Неукротим он был во всем: никогда не сдавался ни в споре, ни в преферансе, ни в любви, ни на бильярде, ни на съемках, ни в больнице, перед лицом смерти. И врачи разводили руками над его анализами, по которым он давно уже должен был умереть. Он перенес инфаркт, но курил по-прежнему, камни терзали его желчный пузырь, а он и до операции, и после нее не соблюдал никакой диеты. Покоя он не ведал. Я никогда не видел его спокойным – даже в гробу: чуть заметная пырьевская улыбка угадывалась, когда я смотрел на него, стоя в почетном карауле, – как будто он умер как хотел… Он всегда был в творчестве – в бою, в подготовке, в увлечении, в смехе, а если прикидывался спокойным – то перед взрывом, и все свои зажигательные речи произносил, начиная тихим, елейным голосом, припасая бомбу для взрыва, и, закусив удила, рвался к финалу, к крикам и аплодисментам. Может, один только Михаил Ильич Ромм мог сражаться с ним на ристалищах дискуссий.
Мне всегда любопытно было наблюдать, как он разыгрывал сложные партии бесед – и у начальства, и с творцами, большими и малыми. Будь то Фурцева, тогда член Президиума ЦК, или Эрик Джонсон, Большаков или Погодин, Жерар Филип или Довженко, министр строительства Дыгай или Любовь Орлова, Шостакович или завхоз «Мосфильма» Фотиев, Никита Богословский или маршал артиллерии Воронов.
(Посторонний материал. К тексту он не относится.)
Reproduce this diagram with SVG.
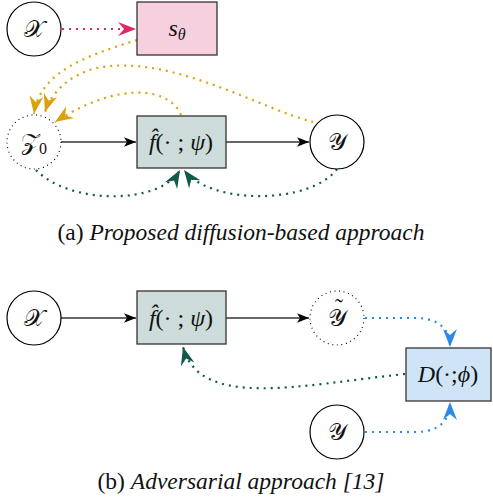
<svg xmlns="http://www.w3.org/2000/svg" width="493" height="501" viewBox="0 0 493 501">
<style>
.node{stroke:#000;stroke-width:1.2;fill:#fff}
.dnode{stroke:#000;stroke-width:1.1;fill:#fff;stroke-dasharray:1 3.6}
.box{stroke:#333;stroke-width:1.3}
.m{font-family:"Liberation Serif","DejaVu Serif",serif;font-style:italic;font-size:24px;fill:#111;text-anchor:middle}
.cal{font-family:"Liberation Serif","DejaVu Serif",serif;font-style:normal;font-size:24px;fill:#111;text-anchor:middle}
.c{font-family:"Liberation Serif","DejaVu Serif",serif;font-size:23.5px;fill:#111;text-anchor:middle}
.solid{fill:none;stroke:#333;stroke-width:1.3}
.dot{fill:none;stroke-width:2.2;stroke-dasharray:2 5}
</style>
<defs>
<marker id="ab" markerUnits="userSpaceOnUse" orient="auto" refX="0" refY="0" markerWidth="20" markerHeight="20" overflow="visible"><path d="M0,0 L-12,-4.8 L-9,0 L-12,4.8 Z" fill="#000"/></marker>
<marker id="ap" markerUnits="userSpaceOnUse" orient="auto" refX="0" refY="0" markerWidth="20" markerHeight="20" overflow="visible"><path d="M0,0 L-18,-7 L-12,0 L-18,7 Z" fill="#e0266c"/></marker>
<marker id="ay" markerUnits="userSpaceOnUse" orient="auto" refX="0" refY="0" markerWidth="20" markerHeight="20" overflow="visible"><path d="M0,0 L-18,-7 L-12,0 L-18,7 Z" fill="#d9a20c"/></marker>
<marker id="ag" markerUnits="userSpaceOnUse" orient="auto" refX="0" refY="0" markerWidth="20" markerHeight="20" overflow="visible"><path d="M0,0 L-18,-7 L-12,0 L-18,7 Z" fill="#0f5a4b"/></marker>
<marker id="al" markerUnits="userSpaceOnUse" orient="auto" refX="0" refY="0" markerWidth="20" markerHeight="20" overflow="visible"><path d="M0,0 L-18,-7 L-12,0 L-18,7 Z" fill="#2a8be6"/></marker>
</defs>

<g id="connectors">
<path class="dot" stroke="#e0266c" d="M62,29 L136,29" marker-end="url(#ap)"/>
<path class="solid" d="M61,142 L136,142" marker-end="url(#ab)"/>
<path class="solid" d="M226,142 L309,142" marker-end="url(#ab)"/>
<path class="dot" stroke="#d9a20c" d="M137,40 C90,55 40,70 34,114" marker-end="url(#ay)"/>
<path class="dot" stroke="#d9a20c" d="M313,122 C260,108 180,60 110,66 C75,69 52,90 45,112" marker-end="url(#ay)"/>
<path class="dot" stroke="#d9a20c" d="M181,115 C170,88 120,80 55,122" marker-end="url(#ay)"/>
<path class="dot" stroke="#0f5a4b" d="M36,170 C70,205 160,205 180,170" marker-end="url(#ag)"/>
<path class="dot" stroke="#0f5a4b" d="M337,169 C310,205 210,205 184,170" marker-end="url(#ag)"/>
<path class="solid" d="M61,318 L136,318" marker-end="url(#ab)"/>
<path class="solid" d="M226,318 L309,318" marker-end="url(#ab)"/>
<path class="dot" stroke="#2a8be6" d="M365,318 L415,318 C440,318 450,330 450,347" marker-end="url(#al)"/>
<path class="dot" stroke="#2a8be6" d="M365,432 L415,432 C440,432 450,420 450,402" marker-end="url(#al)"/>
<path class="dot" stroke="#0f5a4b" d="M405,374 C300,385 200,410 183,347" marker-end="url(#ag)"/>
</g>

<g id="a-X"><circle class="node" cx="34" cy="29" r="27"/><text class="cal" x="34" y="37">𝒳</text></g>
<g id="a-s"><rect class="box" x="137" y="2" width="80" height="53" fill="#f7d0df"/><text class="m" x="177" y="36">s<tspan font-size="16" dy="4">θ</tspan></text></g>
<g id="a-Z0"><circle class="dnode" cx="34" cy="142" r="27"/><text class="cal" x="34" y="150">𝒵<tspan font-size="16" dy="4">0</tspan></text></g>
<g id="a-f"><rect class="box" x="137" y="116" width="89" height="52" fill="#cddcda"/><text class="m" x="181" y="150">f̂<tspan font-style="normal">(·</tspan> <tspan font-style="normal">;</tspan> ψ<tspan font-style="normal">)</tspan></text></g>
<g id="a-Y"><circle class="node" cx="337" cy="142" r="27"/><text class="cal" x="337" y="150">𝒴</text></g>
<text class="c" x="241" y="240">(a) <tspan font-style="italic">Proposed diffusion-based approach</tspan></text>

<g id="b-X"><circle class="node" cx="34" cy="318" r="27"/><text class="cal" x="34" y="326">𝒳</text></g>
<g id="b-f"><rect class="box" x="137" y="291" width="89" height="53" fill="#cddcda"/><text class="m" x="181" y="326">f̂<tspan font-style="normal">(·</tspan> <tspan font-style="normal">;</tspan> ψ<tspan font-style="normal">)</tspan></text></g>
<g id="b-Yt"><circle class="dnode" cx="337" cy="318" r="27"/><text class="cal" x="337" y="326">𝒴</text><text class="cal" x="339" y="315" font-size="20">˜</text></g>
<g id="b-D"><rect class="box" x="406" y="348" width="85" height="53" fill="#d0e4f7"/><text class="m" x="448" y="382">D<tspan font-style="normal">(·;</tspan>ϕ<tspan font-style="normal">)</tspan></text></g>
<g id="b-Y"><circle class="node" cx="337" cy="432" r="27"/><text class="cal" x="337" y="440">𝒴</text></g>
<text class="c" x="241" y="489">(b) <tspan font-style="italic">Adversarial approach [13]</tspan></text>
</svg>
Каждая из этих бесед была полна зигзагов и трудностей, но я почти не помню, чтобы он не вышел победителем, так же как мог играть по десять партий в шахматы с Новогрудским, пока не выходил победителем, причем злился, чувствуя, что тот давно готов сдаться, только бы не возбуждать гнев Ивана.
Как человек неукротимый и страстный, он был пристрастен в своих вкусах, правда, никогда не таился и за спиной не шептал. Молодежь пытался наставлять, а мастерам говорил прямо – и с глазу на глаз, и перед лицом всяких конференций. Я помню, как он «бросался» на «Весну на Заречной улице», «Скверный анекдот», «Иваново детство». Но и защищал картины тоже страстно, во всех инстанциях, – замолкал лишь в сталинские годы, при оценке высшей и окончательной.